┌────────

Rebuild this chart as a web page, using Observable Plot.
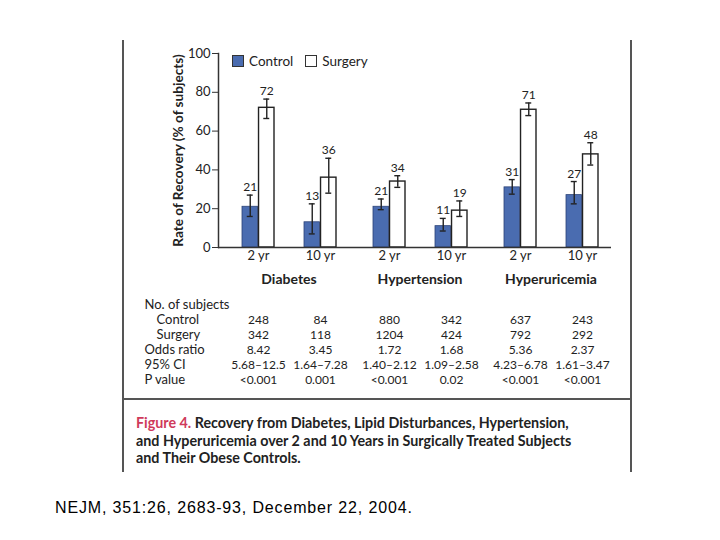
<!DOCTYPE html>
<html>
<head>
<meta charset="utf-8">
<script src="https://cdn.jsdelivr.net/npm/d3@7"></script>
<script src="https://cdn.jsdelivr.net/npm/@observablehq/plot@0.6"></script>
<style>
  html, body { margin: 0; padding: 0; background: #fff; }
  #page { position: relative; width: 720px; height: 540px; overflow: hidden; background: #fff; font-family: Lato, "Noto Sans", sans-serif; color: #222; }
  .vline { position: absolute; width: 2px; background: #555; }
  .hline { position: absolute; height: 2px; background: #555; }
  #legend { position: absolute; left: 232px; top: 53px; font-size: 13.5px; display: flex; align-items: center; }
  #legend .sw { display: inline-block; width: 10px; height: 10px; border: 1px solid #333; margin-right: 5px; }
  #legend .item { display: inline-flex; align-items: center; margin-right: 12px; }
  #caption { position: absolute; left: 136px; top: 414px; width: 490px; font-size: 14.3px; font-weight: bold; line-height: 17.5px; color: #222; white-space: nowrap; }
  #caption .fig { color: #cf3a5b; }
  #footer { position: absolute; left: 55px; top: 499px; font-family: "Liberation Sans", Arial, sans-serif; font-size: 16px; letter-spacing: 0.85px; color: #000; white-space: nowrap; }
  #main { position: absolute; left: 0; top: 40px; }
  #table { position: absolute; left: 0; top: 290px; width: 720px; height: 100px; }
  #table svg { display: block; }
  g[aria-label="y-axis label"] text, g[aria-label="y-axis label"] { font-weight: bold; font-size: 13.6px; }
  g[aria-label="fx-axis tick label"] { font-weight: bold; font-size: 14px; }
</style>
</head>
<body>
<div id="page">
  <div class="vline" style="left:122px; top:40px; height:432px;"></div>
  <div class="vline" style="left:630px; top:40px; height:432px;"></div>
  <div class="hline" style="left:122px; top:398px; width:510px;"></div>
  <div id="main"></div>
  <div id="legend"></div>
  <div id="table"></div>
  <div id="caption"><span class="fig">Figure 4.</span> Recovery from Diabetes, Lipid Disturbances, Hypertension,<br>and Hyperuricemia over 2 and 10 Years in Surgically Treated Subjects<br>and Their Obese Controls.</div>
  <div id="footer">NEJM, 351:26, 2683-93, December 22, 2004.</div>
</div>
<script>
// ---- data ----
const diseases = ["Diabetes", "Hypertension", "Hyperuricemia"];
const years = ["2 yr", "10 yr"];
const groups = ["Control", "Surgery"];
const yTicks = [0, 20, 40, 60, 80, 100];
const yLabel = "Rate of Recovery (% of subjects)";

const controlRate = [21, 13, 21, 11, 31, 27];
const surgeryRate = [72, 36, 34, 19, 71, 48];
const controlLow  = [16, 7, 19.5, 8.5, 27.5, 22.5];
const controlHigh = [27, 22.5, 25, 15, 35, 34];
const surgeryLow  = [66.5, 28, 31, 16, 68, 42.5];
const surgeryHigh = [76.5, 46, 37, 24, 74.5, 54];

const tableRows = ["No. of subjects", "Control", "Surgery", "Odds ratio", "95% CI", "P value"];
const nControl = ["248", "84", "880", "342", "637", "243"];
const nSurgery = ["342", "118", "1204", "424", "792", "292"];
const oddsRatio = ["8.42", "3.45", "1.72", "1.68", "5.36", "2.37"];
const ci95 = ["5.68\u201312.5", "1.64\u20137.28", "1.40\u20132.12", "1.09\u20132.58", "4.23\u20136.78", "1.61\u20133.47"];
const pValue = ["<0.001", "0.001", "<0.001", "0.02", "<0.001", "<0.001"];

// ---- tables built from the arrays ----
const cols = diseases.flatMap((d, i) => years.map((y, j) => ({disease: d, year: y, k: i * years.length + j})));
const ctrl = cols.map(c => ({...c, v: controlRate[c.k], lo: controlLow[c.k], hi: controlHigh[c.k]}));
const surg = cols.map(c => ({...c, v: surgeryRate[c.k], lo: surgeryLow[c.k], hi: surgeryHigh[c.k]}));
const cells = cols.flatMap(c => [
  {...c, row: "Control", t: nControl[c.k]},
  {...c, row: "Surgery", t: nSurgery[c.k]},
  {...c, row: "Odds ratio", t: oddsRatio[c.k]},
  {...c, row: "95% CI", t: ci95[c.k]},
  {...c, row: "P value", t: pValue[c.k]}
]);
const indented = ["Control", "Surgery"];

// ---- shared layout ----
const BLUE = "#4a6cb0";
const BW = 33.05;           // band width of a year pair
const half = BW / 2, q = BW / 4, cap = 3.5;
const fxOpt = {type: "band", domain: diseases, padding: 0, axis: null};
const xOpt = {type: "band", domain: years, paddingInner: 0.476, paddingOuter: 0.283, align: 0.645, axis: null};
const common = {width: 720, marginLeft: 217, marginRight: 108};

const main = Plot.plot({
  ...common,
  height: 250, marginTop: 13, marginBottom: 43,
  style: {fontFamily: "Lato, 'Noto Sans', sans-serif", fontSize: "13px", color: "#222", background: "transparent", overflow: "visible"},
  fx: fxOpt, x: xOpt,
  y: {domain: [0, 100], axis: null},
  marks: [
    Plot.barY(ctrl, {fx: "disease", x: "year", y: "v", insetRight: half, fill: BLUE, stroke: "#2c4378", strokeWidth: 0.8}),
    Plot.barY(surg, {fx: "disease", x: "year", y: "v", insetLeft: half, fill: "#fff", stroke: "#222", strokeWidth: 1.4}),
    Plot.ruleX(ctrl, {fx: "disease", x: "year", y1: "lo", y2: "hi", dx: -q, stroke: "#222", strokeWidth: 1.4}),
    Plot.ruleX(surg, {fx: "disease", x: "year", y1: "lo", y2: "hi", dx: q, stroke: "#222", strokeWidth: 1.4}),
    Plot.tickY(ctrl, {fx: "disease", x: "year", y: "lo", insetLeft: q - cap, insetRight: BW - q - cap, stroke: "#222", strokeWidth: 1.4}),
    Plot.tickY(ctrl, {fx: "disease", x: "year", y: "hi", insetLeft: q - cap, insetRight: BW - q - cap, stroke: "#222", strokeWidth: 1.4}),
    Plot.tickY(surg, {fx: "disease", x: "year", y: "lo", insetLeft: BW - q - cap, insetRight: q - cap, stroke: "#222", strokeWidth: 1.4}),
    Plot.tickY(surg, {fx: "disease", x: "year", y: "hi", insetLeft: BW - q - cap, insetRight: q - cap, stroke: "#222", strokeWidth: 1.4}),
    Plot.text(ctrl, {fx: "disease", x: "year", y: "hi", text: "v", dx: -q, dy: -4, lineAnchor: "bottom", fontSize: 12}),
    Plot.text(surg, {fx: "disease", x: "year", y: "hi", text: "v", dx: q, dy: -4, lineAnchor: "bottom", fontSize: 12}),
    Plot.ruleY([0], {stroke: "#333", strokeWidth: 1.5}),
    Plot.frame({anchor: "left", facetAnchor: "left", stroke: "#333", strokeWidth: 1.5}),
    Plot.axisY({ticks: yTicks, tickSize: 6, tickPadding: 2, stroke: "#333", label: yLabel, labelAnchor: "center", labelOffset: 45, labelArrow: "none"}),
    Plot.axisX({tickSize: 0, tickPadding: 3, fontSize: 13, label: null}),
    Plot.axisFx({anchor: "bottom", tickSize: 0, tickPadding: 27, dx: 5, label: null})
  ]
});
document.getElementById("main").appendChild(main);

const table = Plot.plot({
  ...common,
  height: 100, marginTop: 5, marginBottom: 1,
  style: {fontFamily: "Lato, 'Noto Sans', sans-serif", fontSize: "12px", color: "#222", background: "transparent", overflow: "visible"},
  fx: fxOpt, x: xOpt,
  y: {type: "band", domain: tableRows, padding: 0, axis: null},
  marks: [
    Plot.text(cells, {fx: "disease", x: "year", y: "row", text: "t", fontSize: 12}),
    Plot.text(tableRows.filter(r => !indented.includes(r)), {fx: () => diseases[0], y: d => d, text: d => d, frameAnchor: "left", textAnchor: "start", dx: -74, fontSize: 13}),
    Plot.text(indented, {fx: () => diseases[0], y: d => d, text: d => d, frameAnchor: "left", textAnchor: "start", dx: -62, fontSize: 13})
  ]
});
document.getElementById("table").appendChild(table);

// legend
const legend = document.getElementById("legend");
groups.forEach((g, i) => {
  const item = document.createElement("span");
  item.className = "item";
  const sw = document.createElement("span");
  sw.className = "sw";
  sw.style.background = i === 0 ? BLUE : "#fff";
  item.appendChild(sw);
  item.appendChild(document.createTextNode(g));
  legend.appendChild(item);
});
</script>
</body>
</html>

└────────

Return only the number of lines in the data above that include the word "page".

3